In May 1941, Het Joodsche Weekblad published an obituary for Samuel Benjamin Nathans. The same edition also featured a necrology. It included the following: Nathans studied medicine in Amsterdam. He settled as a family doctor in Groningen on 8 March 1908. The town council appointed him municipal police doctor on 1 October 1919, a function he resigned from on 1 May 1939. He taught First Aid to the Police Force. Nathans was the chairman of the Groningen First Aid branch and an executive member of the national union.
Samuel Benjamin Nathans is called a 'well-known and popular figure, a man who was prominent in Church life and who also fulfilled several public functions. For example, he was an acting member of the day-to-day management of the church council, which he belonged to from 1927 onwards.' Earlier, he had already sat on the church council from 1913 to 1919. Furthermore, he was a trustee and a member of the Jewish school committee.

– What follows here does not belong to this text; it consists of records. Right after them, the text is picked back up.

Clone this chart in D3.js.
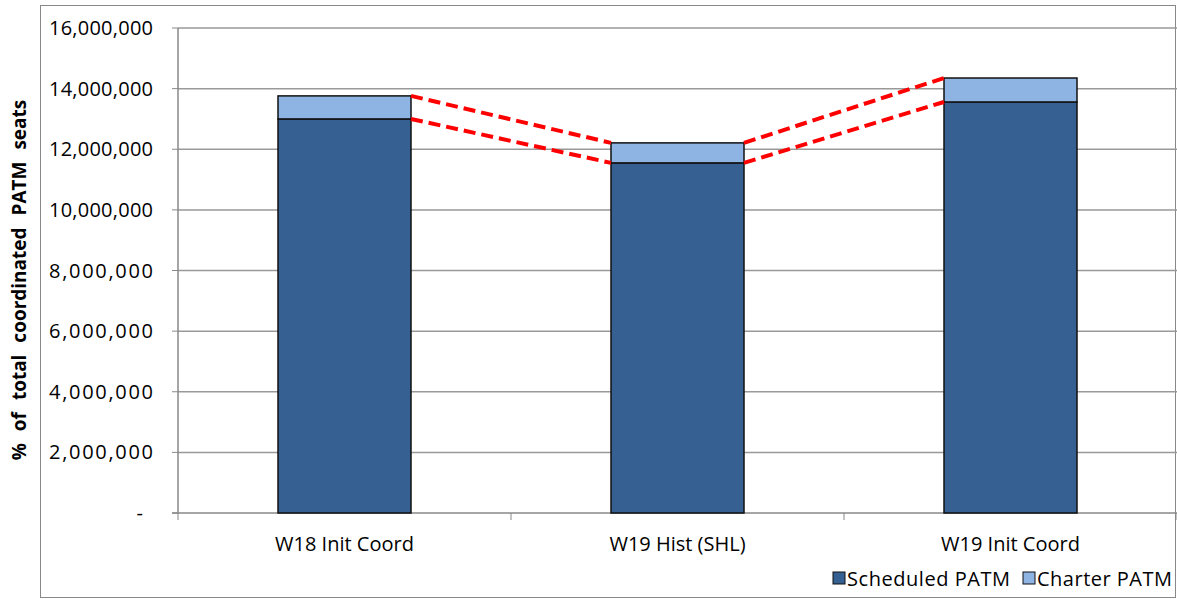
<!DOCTYPE html><html><head><meta charset="utf-8"><script src="https://cdn.jsdelivr.net/npm/d3@7"></script>
<style>body{margin:0;background:#fff}text{font-family:"Open Sans","Liberation Sans",sans-serif}</style></head><body>
<svg id="c" width="1177" height="599"></svg>
<script>
const categories=["W18 Init Coord","W19 Hist (SHL)","W19 Init Coord"];
const scheduled=[13000000,11550000,13560000];
const charter=[760000,660000,790000];
const yTicks=[0,2000000,4000000,6000000,8000000,10000000,12000000,14000000,16000000];
const seriesNames=["Scheduled PATM","Charter PATM"];
const colors=["#366092","#8eb4e3"];
const svg=d3.select("#c");
const L=178,R=1177,T=28,B=513;
svg.append("rect").attr("x",40.5).attr("y",5.5).attr("width",1135).attr("height",592).attr("fill","none").attr("stroke","#888");
const y=d3.scaleLinear().domain([0,16000000]).range([B,T]);
const fmt=d3.format(",");
yTicks.forEach(t=>{
 svg.append("line").attr("x1",t?L:L-6).attr("x2",R).attr("y1",y(t)).attr("y2",y(t)).attr("stroke",t?"#999":"#888").attr("stroke-width",1.5);
 svg.append("line").attr("x1",L-6).attr("x2",L).attr("y1",y(t)).attr("y2",y(t)).attr("stroke","#888");
 svg.append("text").attr("x",t?153:143).attr("y",y(t)+7).attr("text-anchor","end").attr("font-size",20).attr("textLength",t?104:null).text(t?fmt(t):"-");
});
svg.append("line").attr("x1",L).attr("x2",L).attr("y1",T).attr("y2",B).attr("stroke","#888").attr("stroke-width",1.5);
const step=(R-L)/3;
[0,1,2,3].forEach(i=>svg.append("line").attr("x1",L+i*step).attr("x2",L+i*step).attr("y1",B).attr("y2",B+7).attr("stroke","#888"));
categories.forEach((c,i)=>{
 const cx=L+step*(i+0.5), w=133;
 svg.append("rect").attr("x",cx-w/2).attr("width",w).attr("y",y(scheduled[i])).attr("height",B-y(scheduled[i])).attr("fill",colors[0]).attr("stroke","#111").attr("stroke-width",1.5);
 svg.append("rect").attr("x",cx-w/2).attr("width",w).attr("y",y(scheduled[i]+charter[i])).attr("height",y(scheduled[i])-y(scheduled[i]+charter[i])).attr("fill",colors[1]).attr("stroke","#111").attr("stroke-width",1.5);
 svg.append("text").attr("x",cx).attr("y",551).attr("text-anchor","middle").attr("font-size",20).text(c);
});
for(let i=0;i<2;i++){
 const x1=L+step*(i+0.5)+66.5,x2=L+step*(i+1.5)-66.5;
 [[scheduled[i]+charter[i],scheduled[i+1]+charter[i+1]],[scheduled[i],scheduled[i+1]]].forEach(([a,b])=>
  svg.append("line").attr("x1",x1).attr("x2",x2).attr("y1",y(a)).attr("y2",y(b)).attr("stroke","#f00").attr("stroke-width",4).attr("stroke-dasharray","12,6"));
}
svg.append("text").attr("transform","translate(26,280) rotate(-90)").attr("text-anchor","middle").attr("font-size",19).attr("font-weight","bold").attr("word-spacing",7).text("% of total coordinated PATM seats");
const lg=[[833,1010],[1023,1172]];
lg.forEach(([lx,ex],i)=>{
 svg.append("rect").attr("x",lx).attr("y",572).attr("width",12).attr("height",12).attr("fill",colors[i]).attr("stroke","#111");
 svg.append("text").attr("x",lx+14).attr("y",586).attr("font-size",20).attr("textLength",ex-lx-14).text(seriesNames[i]);
});
</script></body></html>
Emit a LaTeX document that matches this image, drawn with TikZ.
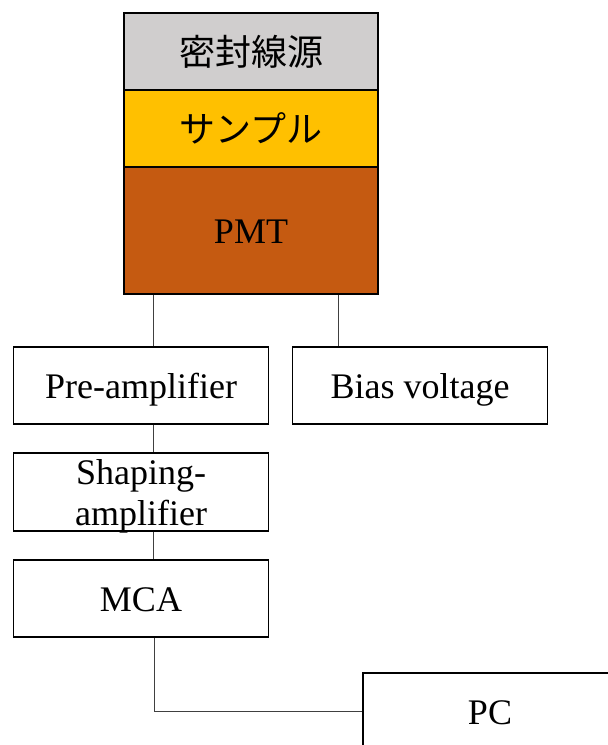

Because of his 'physical condition' he was forced to withdraw from practice and from public life a few years before his death.
Het Joodsche Weekblad of 9 January 1-1942 features an article on the occasion of the unveiling of the tombstone of doctor Samuel Benjamin Nathans.
Het Joodsche Weekblad, 2 May 1941, 4 and 9;
Het Joodsche Weekblad, 9 January 1942, 8
Samuel Benjamin was the son of Mozes Nathans and Schoontje Hirsch.